Is it not possible for you to download the dataset locally and upload it manually to the VPS?

1 Like

Thank you for your response. I tried to download and upload to the VPS, but it was continuously disconnecting. I will try to use downloader.
So downloading datasets directly using link is truly prohibited by Mozila?

I’m not sure how it works on the new Google Cloud backend. In the past some were able to DL into Google Drive using Colab.

I can think of a couple of reasons for this:

  • The above mentioned legal binding,
  • Getting DL statistics (internal purposes and reporting)
  • Prevent abuses (e.g. multiple parallel downloads which suck the bandwidth, prevent mirroring of datasets etc)

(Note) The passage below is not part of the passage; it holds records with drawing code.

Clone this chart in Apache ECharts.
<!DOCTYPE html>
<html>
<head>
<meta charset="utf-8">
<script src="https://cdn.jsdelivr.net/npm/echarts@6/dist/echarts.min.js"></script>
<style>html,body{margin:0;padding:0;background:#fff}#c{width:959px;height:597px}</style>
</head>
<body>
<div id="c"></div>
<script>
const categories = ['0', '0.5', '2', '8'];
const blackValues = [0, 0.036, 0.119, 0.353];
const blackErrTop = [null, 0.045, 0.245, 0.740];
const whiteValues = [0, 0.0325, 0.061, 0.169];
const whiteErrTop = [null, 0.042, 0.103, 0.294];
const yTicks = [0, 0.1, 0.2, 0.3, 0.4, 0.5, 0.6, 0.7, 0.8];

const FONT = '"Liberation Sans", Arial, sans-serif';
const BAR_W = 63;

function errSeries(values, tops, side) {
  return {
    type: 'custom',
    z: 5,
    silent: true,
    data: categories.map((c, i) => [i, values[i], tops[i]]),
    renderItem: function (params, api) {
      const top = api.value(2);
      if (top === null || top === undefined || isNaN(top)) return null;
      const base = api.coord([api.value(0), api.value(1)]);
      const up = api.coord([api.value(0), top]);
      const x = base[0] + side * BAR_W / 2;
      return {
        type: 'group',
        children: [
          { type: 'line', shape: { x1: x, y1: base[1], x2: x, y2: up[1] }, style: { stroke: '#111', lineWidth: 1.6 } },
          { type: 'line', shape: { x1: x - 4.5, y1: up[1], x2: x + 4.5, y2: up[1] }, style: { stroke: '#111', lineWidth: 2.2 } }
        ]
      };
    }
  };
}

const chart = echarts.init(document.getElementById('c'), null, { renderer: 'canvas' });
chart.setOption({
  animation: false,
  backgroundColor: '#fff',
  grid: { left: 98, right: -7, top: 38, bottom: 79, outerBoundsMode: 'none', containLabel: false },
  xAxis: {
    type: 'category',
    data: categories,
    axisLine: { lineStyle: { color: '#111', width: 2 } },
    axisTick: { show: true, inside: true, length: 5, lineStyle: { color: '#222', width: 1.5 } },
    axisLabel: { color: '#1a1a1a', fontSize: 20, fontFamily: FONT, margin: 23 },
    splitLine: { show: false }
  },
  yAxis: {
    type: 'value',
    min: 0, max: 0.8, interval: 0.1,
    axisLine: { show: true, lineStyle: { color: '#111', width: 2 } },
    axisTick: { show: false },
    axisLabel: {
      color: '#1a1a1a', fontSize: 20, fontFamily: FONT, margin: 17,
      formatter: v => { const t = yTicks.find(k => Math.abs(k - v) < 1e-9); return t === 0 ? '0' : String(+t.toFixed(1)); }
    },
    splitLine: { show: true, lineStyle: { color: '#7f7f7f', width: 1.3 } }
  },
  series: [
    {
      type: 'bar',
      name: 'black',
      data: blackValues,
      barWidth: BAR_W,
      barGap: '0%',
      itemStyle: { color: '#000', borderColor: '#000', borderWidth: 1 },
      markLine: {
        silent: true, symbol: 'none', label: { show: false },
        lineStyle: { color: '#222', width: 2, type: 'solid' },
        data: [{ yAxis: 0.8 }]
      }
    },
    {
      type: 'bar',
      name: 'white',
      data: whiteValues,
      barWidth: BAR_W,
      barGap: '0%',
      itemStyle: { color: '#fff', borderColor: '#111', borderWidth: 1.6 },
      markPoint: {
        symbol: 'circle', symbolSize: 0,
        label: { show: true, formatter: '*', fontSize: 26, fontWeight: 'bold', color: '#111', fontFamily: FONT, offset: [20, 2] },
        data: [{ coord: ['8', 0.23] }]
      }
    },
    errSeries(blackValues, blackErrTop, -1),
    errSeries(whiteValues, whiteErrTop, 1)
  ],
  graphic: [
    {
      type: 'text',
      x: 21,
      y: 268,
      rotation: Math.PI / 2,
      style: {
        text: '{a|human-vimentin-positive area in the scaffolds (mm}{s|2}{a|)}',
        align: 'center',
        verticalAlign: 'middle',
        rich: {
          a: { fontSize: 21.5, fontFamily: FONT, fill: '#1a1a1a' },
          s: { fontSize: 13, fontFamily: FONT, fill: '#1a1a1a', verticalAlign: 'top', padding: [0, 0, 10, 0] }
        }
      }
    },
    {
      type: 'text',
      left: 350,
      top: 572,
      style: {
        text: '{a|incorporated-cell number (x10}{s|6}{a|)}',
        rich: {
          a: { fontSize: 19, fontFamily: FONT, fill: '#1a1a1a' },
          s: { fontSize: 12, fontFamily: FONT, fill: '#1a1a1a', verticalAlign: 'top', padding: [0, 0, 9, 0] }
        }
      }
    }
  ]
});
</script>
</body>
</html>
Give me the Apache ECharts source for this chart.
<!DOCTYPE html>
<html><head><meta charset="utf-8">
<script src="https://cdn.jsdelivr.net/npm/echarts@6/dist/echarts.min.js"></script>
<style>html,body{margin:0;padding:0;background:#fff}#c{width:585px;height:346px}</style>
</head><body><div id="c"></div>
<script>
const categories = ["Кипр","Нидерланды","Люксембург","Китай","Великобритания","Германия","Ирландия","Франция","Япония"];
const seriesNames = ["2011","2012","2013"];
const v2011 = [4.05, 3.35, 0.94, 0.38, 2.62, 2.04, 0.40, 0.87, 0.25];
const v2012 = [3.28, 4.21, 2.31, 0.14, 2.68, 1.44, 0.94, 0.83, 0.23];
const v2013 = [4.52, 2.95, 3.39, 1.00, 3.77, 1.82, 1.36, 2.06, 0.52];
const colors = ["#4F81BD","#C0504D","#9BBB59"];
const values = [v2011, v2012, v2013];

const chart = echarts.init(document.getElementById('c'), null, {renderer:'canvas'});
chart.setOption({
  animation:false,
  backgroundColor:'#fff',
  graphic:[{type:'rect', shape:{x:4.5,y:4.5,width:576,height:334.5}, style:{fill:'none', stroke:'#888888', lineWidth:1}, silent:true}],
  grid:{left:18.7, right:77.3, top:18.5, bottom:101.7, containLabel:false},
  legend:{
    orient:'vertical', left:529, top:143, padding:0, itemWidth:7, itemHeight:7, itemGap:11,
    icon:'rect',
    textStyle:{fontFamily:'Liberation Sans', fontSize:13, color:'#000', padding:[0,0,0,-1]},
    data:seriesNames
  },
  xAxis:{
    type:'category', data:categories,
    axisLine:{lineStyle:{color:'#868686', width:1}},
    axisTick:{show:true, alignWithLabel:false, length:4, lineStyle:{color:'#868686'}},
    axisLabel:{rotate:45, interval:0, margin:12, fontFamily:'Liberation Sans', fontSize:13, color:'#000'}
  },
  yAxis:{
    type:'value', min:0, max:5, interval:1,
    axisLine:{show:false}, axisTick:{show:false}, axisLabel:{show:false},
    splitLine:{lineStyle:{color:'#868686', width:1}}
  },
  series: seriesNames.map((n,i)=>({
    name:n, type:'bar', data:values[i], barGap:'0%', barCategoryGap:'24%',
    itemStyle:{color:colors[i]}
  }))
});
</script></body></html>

I use Free Download Manager from local and it works, usually saturates my BW. One problem is: Most people have asymmetric connections, so uploading is much slower, a pain especially for large datasets (mine is 100/20 Mbps).

From the link I can see that it is valid for 12 hours. But for medium / large datasets, I always get many reconnects after the move to Google Cloud. Before (when it was on Amazon) the duration was much more limited, but the connection was more stable.